I could figure out that due to droop characteristics of governors of both the GT, they were supposed to throw load due to over-frequency at GRID. If, I take 27MW a reliable value, then we can say that both the GTG should be running at a total generation of (22+22+4-27) = 21MW i.e. during the transition phase, before opening of GRID breaker the generation from each GTG should be around 10.5MW each.

My query is how the GTG-A and GTG-B governors would have acted after tripping of GRID? How much time GTG-A will take to regain the thrown load (start generating) the same power as it was generating before the transient over frequency? From the results, it is looking like that the GT-A governor acted very fast and Load Shedding System recorded its generation near to 21.5MW before starting shedding sequence. Also, what will be the speed reference for GTG-B after it switch over to ISO mode and how fast the action of GTG-B machine will be? What will be the system frequency immediately after de-synchronization from GRID?

How this problem of over frequency can be tackled? Should we go for more conservative over frequency setting for Islanding relay or should we go for increasing the speed droops for governors?
 
neeuor,

This discussion presumes the two GE-design Frame 6 heavy duty gas turbine-generators use Speedtronic turbine control systems. It also presumes when you say the GRID load "...remains around 4 MW...." that means that the two GTGs, when synchronized to the grid through a tie breaker (a breaker that connects ("ties") the plant to the grid) and the 4 MW is measured as being exported to the grid as it's more than the plant load consumes. In other words, it's presumed the two GTGs, when operating at 22 MW output each and synchronized to the grid through a tie breaker are producing 4 MW MORE than the plant consumes. It's important that this be clarified for proper understanding.

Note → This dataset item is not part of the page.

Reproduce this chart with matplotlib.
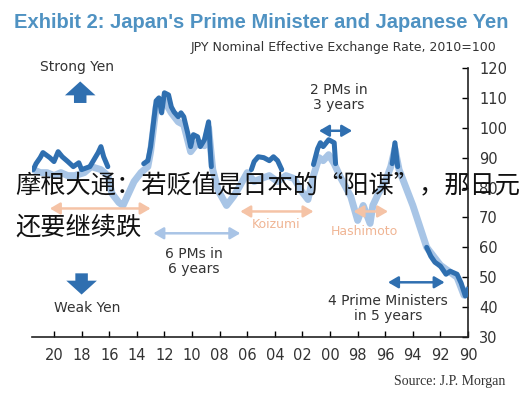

Further, the discussion presumes neither of the GTGs is operating with Pre-Selected Load Control enabled and active. (This, too, is VERY important to clarify.)

Now, what should happen--presuming that GTG-B automatically transfers to Isoch when the tie breaker opens--is that the plant load, 44MW-4MW=40MW will be split as follows: GTG-A will continue to run at 22 MW (because that's the load that's proportional to the Droop speed control reference prior to--and after--the tie breaker opening), and GTG-B will drop to 18 MW because the total plant load (when separated from the grid) is only 40 MW. And, this will keep the plant frequency at 50 Hz. (There may be a little bobble in frequency as GTG-B transfers to Isoch, but it should quickly stabilize. When there is a little bobble in frequency, the load of GTG-A will also fluctuate slightly--the two units are SYNCHRONIZED together and must operate at the same frequency!)

Nothing else should be required when the two units are operating in parallel with each other and exporting power to the grid, and the tie breaker suddenly opens isolating the plant. If properly configured, the unit in Isoch standby (identified as GTG-B) should automatically transfer to Isoch speed control and automatically adjust its load to keep the frequency of the plant--and of GTG-A--at desired (50 Hz, or 60 Hz--whatever your site is supposed to be producing).

It's not clear what the plant load is when operating independent of the grid; it seems the load is more than one GTG can provide--which would make load-shedding necessary if only one GTG were operating when the plant was isolated (separated) from the grid. This value is important to know and understand, also.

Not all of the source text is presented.